We showed up at the pilot party in Z’s boss’s truck, as I had spotted the Z research emblem on the vehicle and immediately asked for a lift to the party; much to Z’s chagrin (she is notoriously shy). I had made it my personal mission that we were not paying for any taxis or combis (bus-vans) in Maun that weekend, and so we were relying on V’s good looks, Z’s charm and my assertiveness. It worked well. As we came through the balloons in the trees that designated the party house and went through the gate, I was extremely excited to spy a pool. Maun (and really, most of Botswana) is a notoriously hot place, and to know the location of a pool is better than gold. I decided that pilots and their tendencies aside, I needed to make very good friends with the inhabitants of this house.

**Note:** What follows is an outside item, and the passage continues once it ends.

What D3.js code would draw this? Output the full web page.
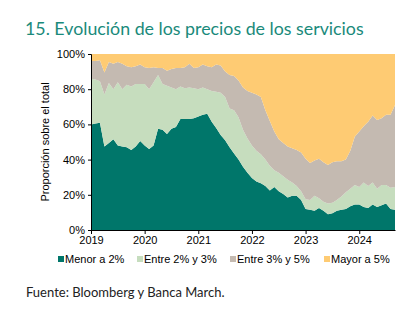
<!DOCTYPE html>
<html>
<head>
<meta charset="utf-8">
<script src="https://cdn.jsdelivr.net/npm/d3@7"></script>
<style>
  body { margin: 0; background: #fff; }
  svg { display: block; }
</style>
</head>
<body>
<svg id="chart" width="410" height="326"></svg>
<script>
// monthly shares (%), Jan 2019 .. Sep 2024
const years = ['2019', '2020', '2021', '2022', '2023', '2024'];
const seriesNames = ['Menor a 2%', 'Entre 2% y 3%', 'Entre 3% y 5%', 'Mayor a 5%'];

const menor2 = [60, 60.5, 61, 47.5, 49.5, 51.5, 48, 47.5, 47, 45.5, 47.5, 50.5,
  48, 46, 48, 57.5, 57, 54.5, 57.5, 58.5, 63, 63, 63, 63.5,
  64.5, 65.5, 66, 61.5, 58, 54, 51, 47, 43.5, 40, 36, 32.5,
  29.5, 27.5, 26.5, 25, 22.5, 24.5, 22, 20.5, 18.5, 19.5, 19.5, 17,
  12, 11.5, 11, 12.5, 11, 9, 9.5, 11, 11.5, 12, 13.5, 14.5,
  14.5, 13, 12.5, 14.5, 13, 14, 15, 12, 11.5];
const entre2y3 = [26, 25, 23.5, 29.5, 34, 28.5, 36, 32.5, 35.5, 36, 35.5, 32.5,
  35, 34, 36, 30.5, 26, 27.5, 23.5, 21.5, 18.5, 17.5, 18, 17,
  15.5, 15.5, 14, 17.5, 20.5, 24, 24.5, 22, 24.5, 24, 21, 19.5,
  18.5, 17.5, 16.5, 15, 14, 9.5, 10.5, 10, 10, 7.5, 5.5, 5,
  5.5, 5.5, 8.5, 5.5, 5, 6, 6, 6, 7.5, 9.5, 10, 11,
  10, 14, 12.5, 12.5, 10.5, 11.5, 10.5, 12, 13];
const entre3y5 = [10, 10.5, 12, 12.5, 12, 14.5, 11.5, 14.5, 10.5, 11, 10, 11,
  9.5, 12, 8.5, 4, 9, 8.5, 10.5, 12, 10.5, 12, 13.5, 11.5,
  12.5, 13, 13, 13.5, 15.5, 15.5, 14.5, 19, 19.5, 21, 24, 27,
  30, 32, 32.5, 28, 25.5, 22, 19, 19, 19, 19.5, 20.5, 22,
  23, 21, 20, 22.5, 22.5, 22, 23, 22, 20, 18.5, 21.5, 27.5,
  31.5, 32, 36.5, 38, 39, 38, 40, 41.5, 46.5];
const mayor5 = [4, 4, 3.5, 10.5, 4.5, 5.5, 4.5, 5.5, 7, 7.5, 7, 6,
  7.5, 8, 7.5, 8, 8, 9.5, 8.5, 8, 8, 7.5, 5.5, 8,
  7.5, 6, 7, 7.5, 6, 6.5, 10, 12, 12.5, 15, 19, 21,
  22, 23, 24.5, 32, 38, 44, 48.5, 50.5, 52.5, 53.5, 54.5, 56,
  59.5, 62, 60.5, 59.5, 61.5, 63, 61.5, 61, 61, 60, 55, 47,
  44, 41, 38.5, 35, 37.5, 36.5, 34.5, 34.5, 29];

const colors = ['#00766a', '#c6ddbe', '#c4bab1', '#fecb73'];

const rows = menor2.map((v, i) => ({
  i: i,
  'Menor a 2%': v,
  'Entre 2% y 3%': entre2y3[i],
  'Entre 3% y 5%': entre3y5[i],
  'Mayor a 5%': mayor5[i]
}));

const svg = d3.select('#chart');
const plotLeft = 91, plotRight = 395, plotTop = 54, plotBottom = 230;

const x = d3.scaleLinear().domain([0, rows.length - 1]).range([plotLeft, plotRight]);
const y = d3.scaleLinear().domain([0, 100]).range([plotBottom, plotTop]);

const stack = d3.stack().keys(seriesNames);
const layers = stack(rows);

const area = d3.area()
  .x(d => x(d.data.i))
  .y0(d => y(d[0]))
  .y1(d => y(d[1]));

svg.append('g').selectAll('path')
  .data(layers)
  .join('path')
  .attr('d', area)
  .attr('fill', (d, k) => colors[k]);

// title
svg.append('text')
  .attr('x', 25).attr('y', 35)
  .attr('font-family', 'Lato, sans-serif')
  .attr('font-size', 17.8)
  .attr('fill', '#1a8a7b')
  .text('15. Evolución de los precios de los servicios');

// axes
const yAxis = d3.axisLeft(y).tickValues([0, 20, 40, 60, 80, 100])
  .tickFormat(d => d + '%').tickSize(3).tickPadding(3);
const gy = svg.append('g').attr('transform', `translate(${plotLeft},0)`).call(yAxis);
gy.select('.domain').attr('stroke', '#000');
gy.selectAll('text').attr('font-family', 'Liberation Sans, Arial, sans-serif')
  .attr('font-size', 11).attr('fill', '#000');

const xAxis = d3.axisBottom(x).tickValues(years.map((d, k) => k * 12))
  .tickFormat((d, k) => years[k]).tickSize(4).tickSizeOuter(0).tickPadding(2);
const gx = svg.append('g').attr('transform', `translate(0,${plotBottom})`).call(xAxis);
gx.select('.domain').attr('stroke', '#000');
gx.selectAll('text').attr('font-family', 'Liberation Sans, Arial, sans-serif')
  .attr('font-size', 11).attr('fill', '#000');

// y label
svg.append('text')
  .attr('transform', `translate(49,${(plotTop + plotBottom) / 2}) rotate(-90)`)
  .attr('text-anchor', 'middle')
  .attr('font-family', 'Liberation Sans, Arial, sans-serif')
  .attr('font-size', 11)
  .text('Proporción sobre el total');

// legend
const legendX = [58, 137, 230, 324];
const lg = svg.append('g').selectAll('g')
  .data(seriesNames)
  .join('g')
  .attr('transform', (d, k) => `translate(${legendX[k]},263)`);
lg.append('rect').attr('x', 0).attr('y', -7).attr('width', 6).attr('height', 6)
  .attr('fill', (d, k) => colors[k]);
lg.append('text').attr('x', 7).attr('y', 0)
  .attr('font-family', 'Liberation Sans, Arial, sans-serif')
  .attr('font-size', 11)
  .text(d => d);

// source
svg.append('text')
  .attr('x', 26).attr('y', 297)
  .attr('font-family', 'Lato, sans-serif')
  .attr('font-size', 13)
  .attr('fill', '#222')
  .text('Fuente: Bloomberg y Banca March.');
</script>
</body>
</html>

As we arrived the dynamic was like a high school dance, a huge group of guys on one side of the yard, (except for the pig rotating on a spit) and a few girls were standing near some cars. By just walking in we had doubled the number of females at the party. These were again, lovely Maun odds. Hugh came up and greeted us warmly, being British and hospitable, and the other guys gawked at us from across the pool. They, being Afrikaans, lacked the same social graces without a little liquid courage. I preferred to sit by the pool. Which in the course of a half hour was entered gracefully by a few cannon balling young men. Being drenched already I of course decided if you can’t beat them….join them.

After the sun began to set more people showed up and it became a proper party. The pool was violated by both people and eventually a pig’s head, (after which I no longer felt like swimming). Throughout the course of the night Rough and Bruise showed up in another British invasion, and Z got to know Hugh a little better (which seemed appropriate as they are both leaving the country in the next month). Singing and dancing ensued, food and drinks flowed, and a good time was had by all.

Our Maun invasion was complete, and Z, the Queen and I all left the next day to give Maun a break and plot our next adventure.